## Directions
Write out the material exactly, with the pictures left out.

## Information provided
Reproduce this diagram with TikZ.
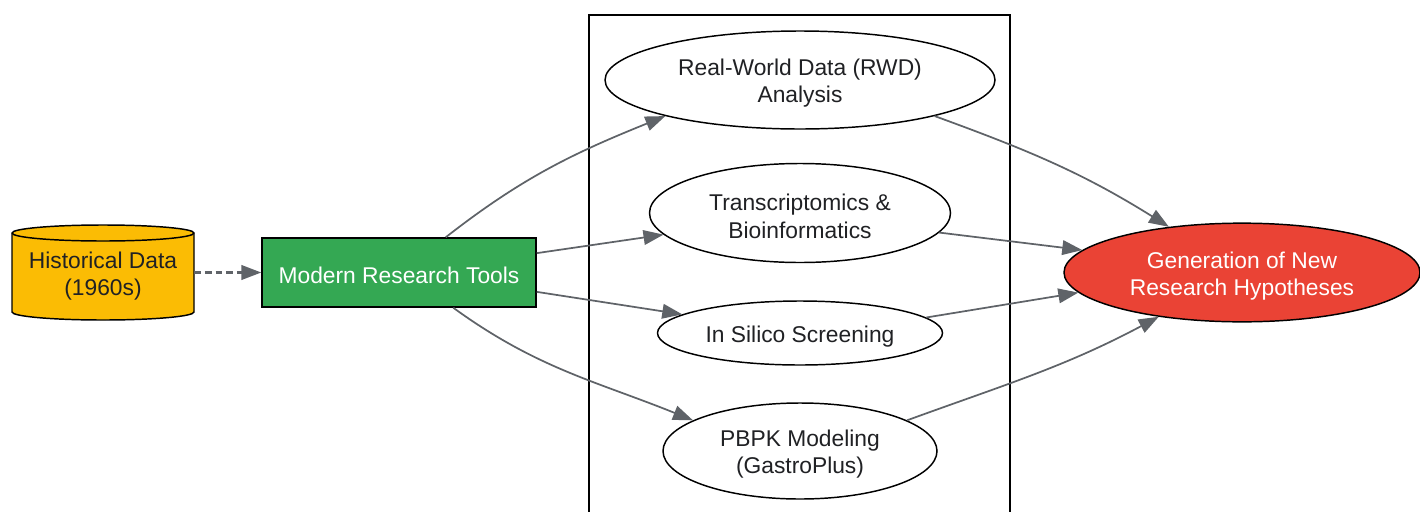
\documentclass[tikz,border=0pt]{standalone}
\usepackage{fontspec}
\setmainfont{Liberation Sans}
\usetikzlibrary{shapes.geometric,arrows.meta}
\definecolor{txt}{HTML}{202124}
\definecolor{edge}{HTML}{5F6368}
\definecolor{yel}{HTML}{FBBC04}
\definecolor{grn}{HTML}{34A853}
\definecolor{rd}{HTML}{EA4335}
\tikzset{
  every node/.style={font=\fontsize{17.1}{20.5}\selectfont, text=txt, align=center, inner sep=0pt},
  oval/.style={ellipse, draw=black, line width=1.1pt, fill=white},
  lbl/.style={yshift=-2.5pt},
  conn/.style={draw=edge, line width=1.3pt, -{Triangle[length=15pt,width=11pt]}},
}
\begin{document}
\begin{tikzpicture}[x=0.75pt,y=-0.75pt]
\useasboundingbox (0,0) rectangle (1420,511);
% group box
\draw[black, line width=1.1pt] (589,520) -- (589,15) -- (1010,15) -- (1010,520);
% cylinder
\node (hist) [minimum width=136.5pt, minimum height=71pt] at (103,272.5) {};
\begin{scope}[line width=1.1pt]
\filldraw[fill=yel, draw=black] (12,233) -- (12,312) arc[start angle=180,end angle=0,x radius=91,y radius=8] -- (194,233) arc[start angle=0,end angle=-180,x radius=91,y radius=8] -- cycle;
\draw[black] (12,233) arc[start angle=180,end angle=0,x radius=91,y radius=8];
\end{scope}
\node[lbl] at (hist) {Historical Data\\(1960s)};
% tools
\node (tools) [draw=black, line width=1.1pt, fill=grn, minimum width=205.5pt, minimum height=51.75pt] at (399,272.5) {};
\node[lbl, text=white] at (tools) {Modern Research Tools};
% ovals
\node (rwd) [oval, minimum width=292.5pt, minimum height=73.5pt] at (800,80) {};
\node[lbl] at (rwd) {Real-World Data (RWD)\\Analysis};
\node (tra) [oval, minimum width=225.75pt, minimum height=74.25pt] at (800,213) {};
\node[lbl] at (tra) {Transcriptomics \&\\Bioinformatics};
\node (sil) [oval, minimum width=213.75pt, minimum height=48pt] at (800,333) {};
\node[lbl] at (sil) {In Silico Screening};
\node (pbpk) [oval, minimum width=205.5pt, minimum height=72pt] at (800,451) {};
\node[lbl] at (pbpk) {PBPK Modeling\\(GastroPlus)};
\node (gen) [ellipse, draw=black, line width=1.1pt, fill=rd, minimum width=267pt, minimum height=74pt] at (1242,272.5) {};
\node[lbl, text=white] at (gen) {Generation of New\\Research Hypotheses};
% connectors
\draw[conn, line width=1.6pt, dash pattern=on 5pt off 3pt] (hist.east) -- (tools.west);
\draw[conn] (tools.37) to[out=38,in=202] (rwd.195);
\draw[conn] (tools.8) -- (tra.189);
\draw[conn] (tools.-8.5) -- (sil.171.4);
\draw[conn] (tools.-33) to[out=-36,in=158] (pbpk.164.5);
\draw[conn] (rwd.-15) to[out=-20,in=148] (gen.148.8);
\draw[conn] (tra.-8.1) -- (gen.172.4);
\draw[conn] (sil.7.7) -- (gen.187.6);
\draw[conn] (pbpk.16.7) to[out=20,in=208] (gen.208.7);
\end{tikzpicture}
\end{document}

## Reply to the exercise
Reproduce this diagram with TikZ.
\documentclass[tikz,border=0pt]{standalone}
\usepackage{fontspec}
\setmainfont{Liberation Sans}
\usetikzlibrary{shapes.geometric,arrows.meta}
\definecolor{txt}{HTML}{202124}
\definecolor{edge}{HTML}{5F6368}
\definecolor{yel}{HTML}{FBBC04}
\definecolor{grn}{HTML}{34A853}
\definecolor{rd}{HTML}{EA4335}
\tikzset{
  every node/.style={font=\fontsize{17.1}{20.5}\selectfont, text=txt, align=center, inner sep=0pt},
  oval/.style={ellipse, draw=black, line width=1.1pt, fill=white},
  lbl/.style={yshift=-2.5pt},
  conn/.style={draw=edge, line width=1.3pt, -{Triangle[length=15pt,width=11pt]}},
}
\begin{document}
\begin{tikzpicture}[x=0.75pt,y=-0.75pt]
\useasboundingbox (0,0) rectangle (1420,511);
% group box
\draw[black, line width=1.1pt] (589,520) -- (589,15) -- (1010,15) -- (1010,520);
% cylinder
\node (hist) [minimum width=136.5pt, minimum height=71pt] at (103,272.5) {};
\begin{scope}[line width=1.1pt]
\filldraw[fill=yel, draw=black] (12,233) -- (12,312) arc[start angle=180,end angle=0,x radius=91,y radius=8] -- (194,233) arc[start angle=0,end angle=-180,x radius=91,y radius=8] -- cycle;
\draw[black] (12,233) arc[start angle=180,end angle=0,x radius=91,y radius=8];
\end{scope}
\node[lbl] at (hist) {Historical Data\\(1960s)};
% tools
\node (tools) [draw=black, line width=1.1pt, fill=grn, minimum width=205.5pt, minimum height=51.75pt] at (399,272.5) {};
\node[lbl, text=white] at (tools) {Modern Research Tools};
% ovals
\node (rwd) [oval, minimum width=292.5pt, minimum height=73.5pt] at (800,80) {};
\node[lbl] at (rwd) {Real-World Data (RWD)\\Analysis};
\node (tra) [oval, minimum width=225.75pt, minimum height=74.25pt] at (800,213) {};
\node[lbl] at (tra) {Transcriptomics \&\\Bioinformatics};
\node (sil) [oval, minimum width=213.75pt, minimum height=48pt] at (800,333) {};
\node[lbl] at (sil) {In Silico Screening};
\node (pbpk) [oval, minimum width=205.5pt, minimum height=72pt] at (800,451) {};
\node[lbl] at (pbpk) {PBPK Modeling\\(GastroPlus)};
\node (gen) [ellipse, draw=black, line width=1.1pt, fill=rd, minimum width=267pt, minimum height=74pt] at (1242,272.5) {};
\node[lbl, text=white] at (gen) {Generation of New\\Research Hypotheses};
% connectors
\draw[conn, line width=1.6pt, dash pattern=on 5pt off 3pt] (hist.east) -- (tools.west);
\draw[conn] (tools.37) to[out=38,in=202] (rwd.195);
\draw[conn] (tools.8) -- (tra.189);
\draw[conn] (tools.-8.5) -- (sil.171.4);
\draw[conn] (tools.-33) to[out=-36,in=158] (pbpk.164.5);
\draw[conn] (rwd.-15) to[out=-20,in=148] (gen.148.8);
\draw[conn] (tra.-8.1) -- (gen.172.4);
\draw[conn] (sil.7.7) -- (gen.187.6);
\draw[conn] (pbpk.16.7) to[out=20,in=208] (gen.208.7);
\end{tikzpicture}
\end{document}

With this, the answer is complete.